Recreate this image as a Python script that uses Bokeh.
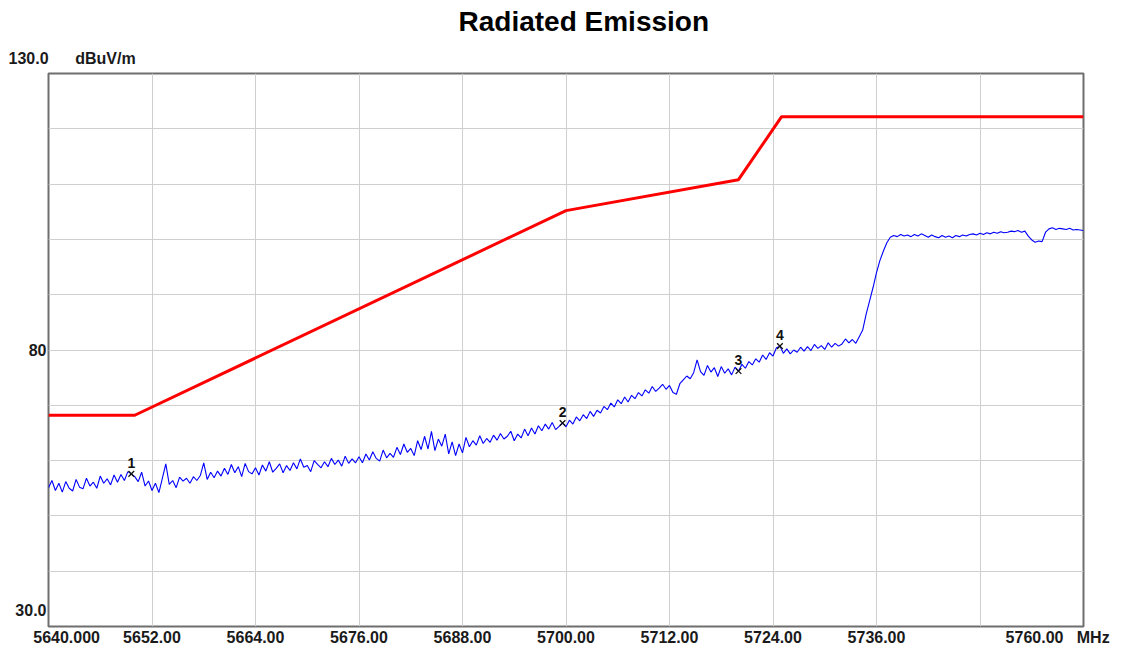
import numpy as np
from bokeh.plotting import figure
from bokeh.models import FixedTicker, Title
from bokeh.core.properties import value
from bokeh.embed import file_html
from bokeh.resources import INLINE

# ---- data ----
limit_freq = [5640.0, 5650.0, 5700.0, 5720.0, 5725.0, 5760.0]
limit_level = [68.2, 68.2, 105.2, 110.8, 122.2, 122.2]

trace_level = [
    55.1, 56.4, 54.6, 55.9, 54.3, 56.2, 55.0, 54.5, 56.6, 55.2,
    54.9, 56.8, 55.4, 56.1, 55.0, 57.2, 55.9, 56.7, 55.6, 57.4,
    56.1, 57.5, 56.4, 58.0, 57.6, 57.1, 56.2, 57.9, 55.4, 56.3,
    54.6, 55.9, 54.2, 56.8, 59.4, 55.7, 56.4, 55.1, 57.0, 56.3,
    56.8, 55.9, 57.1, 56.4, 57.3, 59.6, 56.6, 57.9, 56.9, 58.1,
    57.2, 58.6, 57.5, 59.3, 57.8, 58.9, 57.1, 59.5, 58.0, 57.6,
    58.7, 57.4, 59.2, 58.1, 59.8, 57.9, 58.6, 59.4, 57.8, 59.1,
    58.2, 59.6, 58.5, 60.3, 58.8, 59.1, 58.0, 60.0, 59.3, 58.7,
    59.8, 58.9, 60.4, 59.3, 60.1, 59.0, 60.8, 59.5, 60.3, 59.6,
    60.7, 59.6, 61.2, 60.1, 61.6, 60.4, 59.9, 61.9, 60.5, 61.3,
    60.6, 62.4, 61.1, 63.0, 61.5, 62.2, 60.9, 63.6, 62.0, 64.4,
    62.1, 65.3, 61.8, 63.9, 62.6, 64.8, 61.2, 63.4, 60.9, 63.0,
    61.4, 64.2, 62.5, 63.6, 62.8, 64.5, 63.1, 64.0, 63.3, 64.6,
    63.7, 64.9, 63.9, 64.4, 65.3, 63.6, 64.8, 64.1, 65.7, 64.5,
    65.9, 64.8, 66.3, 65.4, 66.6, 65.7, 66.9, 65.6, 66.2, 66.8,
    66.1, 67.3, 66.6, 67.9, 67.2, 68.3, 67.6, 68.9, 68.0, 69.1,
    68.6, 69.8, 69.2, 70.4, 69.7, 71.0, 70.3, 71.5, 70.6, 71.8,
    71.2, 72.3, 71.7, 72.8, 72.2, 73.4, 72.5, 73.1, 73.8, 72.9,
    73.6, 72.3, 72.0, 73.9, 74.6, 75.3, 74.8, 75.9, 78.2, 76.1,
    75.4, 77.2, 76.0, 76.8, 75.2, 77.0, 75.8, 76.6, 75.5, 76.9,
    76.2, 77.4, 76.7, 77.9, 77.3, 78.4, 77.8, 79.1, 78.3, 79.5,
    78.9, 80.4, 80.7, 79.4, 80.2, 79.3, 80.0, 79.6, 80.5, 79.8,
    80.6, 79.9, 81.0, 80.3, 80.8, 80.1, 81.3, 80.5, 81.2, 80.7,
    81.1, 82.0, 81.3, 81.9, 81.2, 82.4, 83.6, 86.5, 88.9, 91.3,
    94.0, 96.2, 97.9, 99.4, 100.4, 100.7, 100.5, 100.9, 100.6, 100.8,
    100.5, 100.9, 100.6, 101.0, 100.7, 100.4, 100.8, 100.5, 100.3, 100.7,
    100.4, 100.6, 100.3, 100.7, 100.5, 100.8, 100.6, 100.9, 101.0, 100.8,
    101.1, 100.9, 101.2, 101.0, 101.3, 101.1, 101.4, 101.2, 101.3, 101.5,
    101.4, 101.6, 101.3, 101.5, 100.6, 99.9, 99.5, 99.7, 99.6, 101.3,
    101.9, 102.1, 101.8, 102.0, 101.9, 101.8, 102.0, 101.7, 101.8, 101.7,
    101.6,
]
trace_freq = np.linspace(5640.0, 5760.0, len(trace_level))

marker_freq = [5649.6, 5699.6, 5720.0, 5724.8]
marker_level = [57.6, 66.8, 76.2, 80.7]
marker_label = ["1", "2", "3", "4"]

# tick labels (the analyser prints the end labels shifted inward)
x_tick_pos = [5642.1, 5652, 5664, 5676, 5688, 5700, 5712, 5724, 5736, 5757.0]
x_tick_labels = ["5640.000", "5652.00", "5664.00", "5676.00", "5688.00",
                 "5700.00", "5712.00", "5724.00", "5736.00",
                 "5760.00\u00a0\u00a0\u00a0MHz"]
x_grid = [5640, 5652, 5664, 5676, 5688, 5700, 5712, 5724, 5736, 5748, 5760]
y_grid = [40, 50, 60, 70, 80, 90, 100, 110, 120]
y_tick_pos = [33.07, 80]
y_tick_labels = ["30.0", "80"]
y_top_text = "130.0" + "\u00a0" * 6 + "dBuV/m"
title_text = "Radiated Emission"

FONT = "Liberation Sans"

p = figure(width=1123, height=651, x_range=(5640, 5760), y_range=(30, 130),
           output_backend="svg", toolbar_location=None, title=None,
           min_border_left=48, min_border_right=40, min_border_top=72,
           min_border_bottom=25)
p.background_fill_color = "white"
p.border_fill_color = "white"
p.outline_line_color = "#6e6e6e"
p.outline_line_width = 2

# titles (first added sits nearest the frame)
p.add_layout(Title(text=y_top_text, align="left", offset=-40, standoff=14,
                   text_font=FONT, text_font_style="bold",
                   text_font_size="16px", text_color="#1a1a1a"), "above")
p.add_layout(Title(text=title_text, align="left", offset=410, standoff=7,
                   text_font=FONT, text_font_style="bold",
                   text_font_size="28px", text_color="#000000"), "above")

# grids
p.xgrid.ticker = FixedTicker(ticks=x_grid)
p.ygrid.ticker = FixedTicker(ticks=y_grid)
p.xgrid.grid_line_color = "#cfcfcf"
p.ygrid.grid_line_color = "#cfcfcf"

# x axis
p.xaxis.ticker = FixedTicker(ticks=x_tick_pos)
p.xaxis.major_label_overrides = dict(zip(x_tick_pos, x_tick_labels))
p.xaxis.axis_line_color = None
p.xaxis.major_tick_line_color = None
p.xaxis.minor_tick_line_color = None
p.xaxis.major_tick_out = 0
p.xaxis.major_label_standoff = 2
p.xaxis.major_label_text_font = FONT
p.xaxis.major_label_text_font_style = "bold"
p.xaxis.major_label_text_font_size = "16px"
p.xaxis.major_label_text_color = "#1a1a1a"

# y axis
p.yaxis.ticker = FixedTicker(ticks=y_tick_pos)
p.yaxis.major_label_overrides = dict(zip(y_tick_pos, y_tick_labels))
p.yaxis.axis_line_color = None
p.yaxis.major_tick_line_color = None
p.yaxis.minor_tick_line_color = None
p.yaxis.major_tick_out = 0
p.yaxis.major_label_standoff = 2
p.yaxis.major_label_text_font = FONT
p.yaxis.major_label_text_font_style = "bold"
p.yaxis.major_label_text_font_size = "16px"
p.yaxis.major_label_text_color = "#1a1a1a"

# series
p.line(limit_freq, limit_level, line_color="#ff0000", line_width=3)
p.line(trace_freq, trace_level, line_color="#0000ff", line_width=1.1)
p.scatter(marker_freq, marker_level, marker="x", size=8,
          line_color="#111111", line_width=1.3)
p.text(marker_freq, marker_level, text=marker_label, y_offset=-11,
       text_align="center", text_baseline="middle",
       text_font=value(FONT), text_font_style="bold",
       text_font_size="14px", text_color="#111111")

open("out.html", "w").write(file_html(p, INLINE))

────────────────

• Goal of the exercise: Your task is to return the lines above, from the first one up to and including the line containing "limit_level = [68.2, 68.2, 105.2, 110.8, 122.2, 122.2]", minus any pictures.

• Response:
Recreate this image as a Python script that uses Bokeh.
import numpy as np
from bokeh.plotting import figure
from bokeh.models import FixedTicker, Title
from bokeh.core.properties import value
from bokeh.embed import file_html
from bokeh.resources import INLINE

# ---- data ----
limit_freq = [5640.0, 5650.0, 5700.0, 5720.0, 5725.0, 5760.0]
limit_level = [68.2, 68.2, 105.2, 110.8, 122.2, 122.2]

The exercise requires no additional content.